Sunday, July 25, 2010
US aviation bill stalls, proponents not giving up
Congressional and industry sources said momentum to pass the measure before lawmakers break for August vacation was interrupted this week with key lawmakers unable to reach agreement on provisions affecting long-haul air service and passenger fees that support airport operations.
Disagreements have also surfaced on how to proceed in the Senate, which is scheduled to recess August 6. The agenda is crowded with finance and small business bills and a Supreme Court confirmation vote.
The House of Representatives breaks for a month next Friday.
"We're not that close to getting an agreement on outstanding issues," said one congressional aide not authorized to publicly discuss details while the matter was still being negotiated.
The bill is viewed by proponents as an important step toward improving the efficiency of air traffic operations, which are often blamed for delays that infuriate passengers and cost carriers millions in wasted fuel and lost productivity.
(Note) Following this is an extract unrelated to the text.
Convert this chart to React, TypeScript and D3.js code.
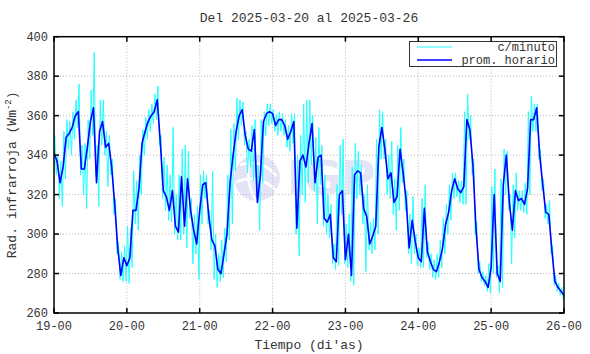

It also includes new consumer protections and safety measures sought by regulators in response to complaints of poor service and accidents.
U.S. airlines flew more than 618 million passengers domestically last year and nearly 200 million through April, the latest available figures show.
Proponents of the bill, especially House and Senate Democrats, are not giving up. But time constraints are now working against expedited consideration.
The Federal Aviation Administration (FAA) has been without a long-term funding blueprint for three years, a scenario that has forced congressional approval of multiple temporary spending measures so the agency can keep its airport towers and other control centers operating.
FAA operations cost more than $14 billion annually.
The bill also includes a downpayment on the multi-year $20 billion effort to transform the air traffic network from one relying on radar to a satellite-based system designed to handle more planes more efficiently.
But major sticking points include new fees that air travelers pay to support airport operations, including construction projects. Proposals would increase the charge from $4.50 to more than $5 per ticket, which some lawmakers view as a tax increase.
Airlines oppose any increase as an "unnecessary tax.".
A second stumbling block involves proposals to increase the number of long-haul flights from Ronald Reagan National Airport -- which is adjacent to Washington and the airport of choice for lawmakers and others doing business in the capital.
Landing rights there are controlled by the Transportation Department and there are government limits on the size of aircraft that can operate there due to noise and other issues.
There are also political, industry and local interests concerned with preserving suburban Dulles airport as a long-haul departure point, industry officials say. United Airlines (UAUA.O) has major operations at Dulles.
Some key lawmakers are resisting a plan that would give a leg up to US Airways, the dominant carrier at Reagan National, for more lucrative longer haul flights, including California service. US Airways is based in Tempe, Arizona.
There is airline opposition to the benefit for US Airways, which would give up some short-haul routes that certain competitors could then fly.
US Airways government affairs chief C.A. Howlett said the bill promotes competition to the largest markets without harming small cities, a priority concern of lawmakers.
The carrier believes rivals United and low cost Alaska Air Group (ALK.N), which operates flights to Los Angeles and Seattle from Reagan National, and local transportation officials are pulling Democratic political strings to thwart new long haul competition from that airport.
Alaska had no immediate comment.
United has consistently opposed changes to restrictions on long haul flying at Reagan National based on its presence at Dulles. The airline said in a statement that it objects to any proposal that "picks winners and losers."
Negotiators also have not finalized how to handle another potential dealbreaker, a House-passed proposal that would make it easier for ground workers at FedEx Corp (FDX.N) to unionize. That provision is not expected to survive, but negotiators have yet to agree on how to dispose of it.